* **Record excerpts**:

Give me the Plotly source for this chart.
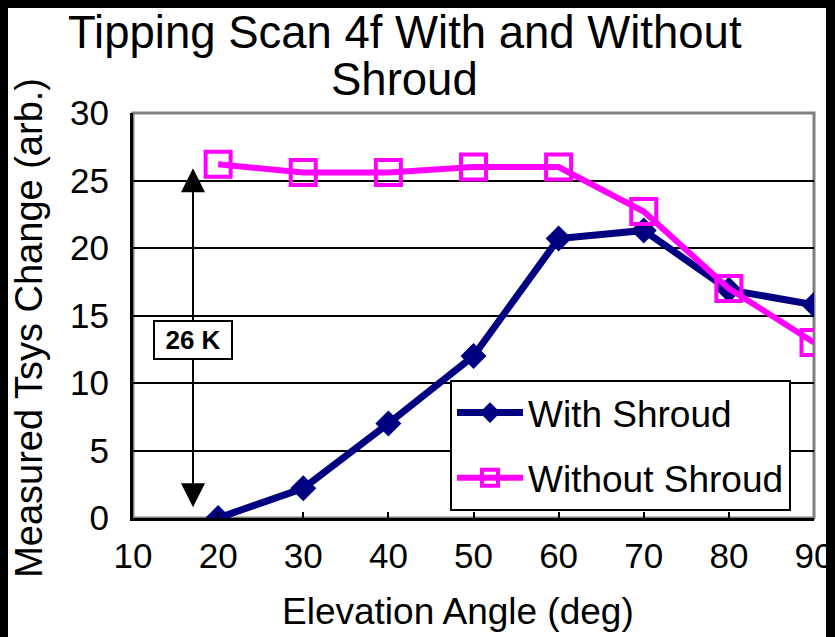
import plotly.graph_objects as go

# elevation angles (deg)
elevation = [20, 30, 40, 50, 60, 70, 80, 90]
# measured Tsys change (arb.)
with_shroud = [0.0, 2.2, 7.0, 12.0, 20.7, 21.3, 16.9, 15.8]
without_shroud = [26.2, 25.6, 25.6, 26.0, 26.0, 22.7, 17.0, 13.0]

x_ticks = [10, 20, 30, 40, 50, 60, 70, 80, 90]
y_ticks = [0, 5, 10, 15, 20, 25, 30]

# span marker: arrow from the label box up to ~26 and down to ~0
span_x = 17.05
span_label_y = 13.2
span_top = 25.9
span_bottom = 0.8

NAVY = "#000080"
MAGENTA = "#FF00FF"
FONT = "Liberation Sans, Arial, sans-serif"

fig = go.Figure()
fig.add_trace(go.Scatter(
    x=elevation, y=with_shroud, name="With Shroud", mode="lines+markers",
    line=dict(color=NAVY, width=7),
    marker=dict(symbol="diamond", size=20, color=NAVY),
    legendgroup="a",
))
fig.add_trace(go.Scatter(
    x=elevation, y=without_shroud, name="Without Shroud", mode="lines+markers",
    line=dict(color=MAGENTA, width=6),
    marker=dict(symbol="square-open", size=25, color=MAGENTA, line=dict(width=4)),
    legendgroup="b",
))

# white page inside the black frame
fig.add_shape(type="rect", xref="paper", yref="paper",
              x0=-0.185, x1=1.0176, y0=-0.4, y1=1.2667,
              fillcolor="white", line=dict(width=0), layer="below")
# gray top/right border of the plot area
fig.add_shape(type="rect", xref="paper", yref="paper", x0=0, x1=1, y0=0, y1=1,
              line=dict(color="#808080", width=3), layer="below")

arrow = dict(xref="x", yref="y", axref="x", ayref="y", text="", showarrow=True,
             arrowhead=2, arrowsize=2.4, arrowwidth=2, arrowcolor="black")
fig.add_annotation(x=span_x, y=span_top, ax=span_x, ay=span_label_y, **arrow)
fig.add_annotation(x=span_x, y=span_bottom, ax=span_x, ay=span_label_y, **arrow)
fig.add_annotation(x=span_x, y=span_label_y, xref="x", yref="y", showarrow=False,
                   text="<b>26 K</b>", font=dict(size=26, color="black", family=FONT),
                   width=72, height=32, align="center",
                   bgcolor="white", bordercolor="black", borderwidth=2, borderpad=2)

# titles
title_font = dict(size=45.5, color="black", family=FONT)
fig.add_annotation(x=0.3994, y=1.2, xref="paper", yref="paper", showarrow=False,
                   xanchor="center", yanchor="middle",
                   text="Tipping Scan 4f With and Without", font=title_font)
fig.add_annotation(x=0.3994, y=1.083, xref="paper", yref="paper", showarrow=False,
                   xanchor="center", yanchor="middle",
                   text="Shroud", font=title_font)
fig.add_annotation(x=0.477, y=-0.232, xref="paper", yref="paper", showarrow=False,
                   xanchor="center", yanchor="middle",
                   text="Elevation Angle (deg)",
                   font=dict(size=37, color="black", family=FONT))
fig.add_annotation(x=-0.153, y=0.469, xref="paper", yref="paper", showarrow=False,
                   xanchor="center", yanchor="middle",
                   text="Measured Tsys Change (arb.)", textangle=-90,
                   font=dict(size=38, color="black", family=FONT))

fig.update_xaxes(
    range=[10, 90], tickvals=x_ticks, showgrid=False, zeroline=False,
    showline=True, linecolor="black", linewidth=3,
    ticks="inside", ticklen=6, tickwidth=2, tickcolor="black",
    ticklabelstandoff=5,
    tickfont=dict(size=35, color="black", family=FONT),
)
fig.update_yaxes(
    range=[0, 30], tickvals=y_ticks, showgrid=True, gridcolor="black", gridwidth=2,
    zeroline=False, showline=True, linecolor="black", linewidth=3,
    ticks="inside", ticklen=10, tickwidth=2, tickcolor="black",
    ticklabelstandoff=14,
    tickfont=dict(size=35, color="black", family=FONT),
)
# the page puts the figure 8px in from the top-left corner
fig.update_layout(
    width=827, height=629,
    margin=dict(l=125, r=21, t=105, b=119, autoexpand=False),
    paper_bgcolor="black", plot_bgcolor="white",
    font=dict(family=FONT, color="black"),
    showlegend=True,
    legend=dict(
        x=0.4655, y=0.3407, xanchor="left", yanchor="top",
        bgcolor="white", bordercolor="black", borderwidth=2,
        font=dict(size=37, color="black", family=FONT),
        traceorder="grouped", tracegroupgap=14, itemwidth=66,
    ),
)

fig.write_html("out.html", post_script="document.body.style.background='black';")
---
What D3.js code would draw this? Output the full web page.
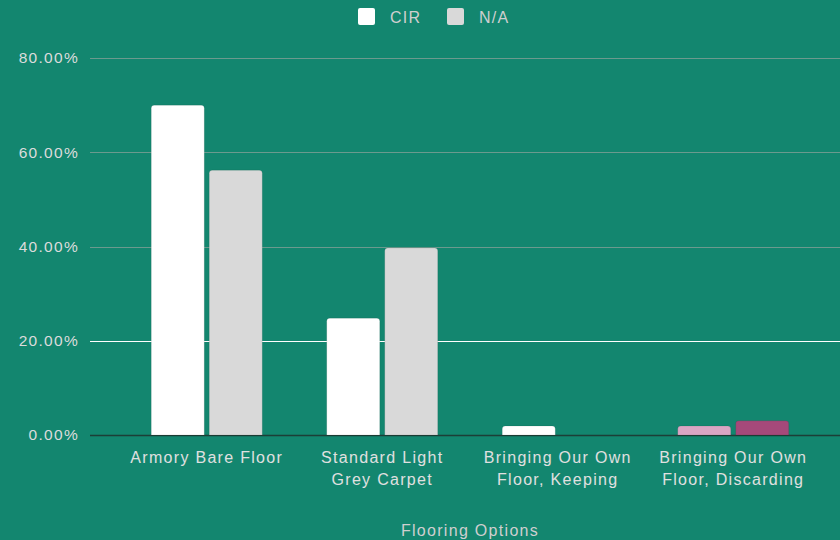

* **Exercise details**:
Spot every line that holds "page" and copy it.

* **The solution**:
# white page inside the black frame
# the page puts the figure 8px in from the top-left corner
What D3.js code would draw this? Output the full web page.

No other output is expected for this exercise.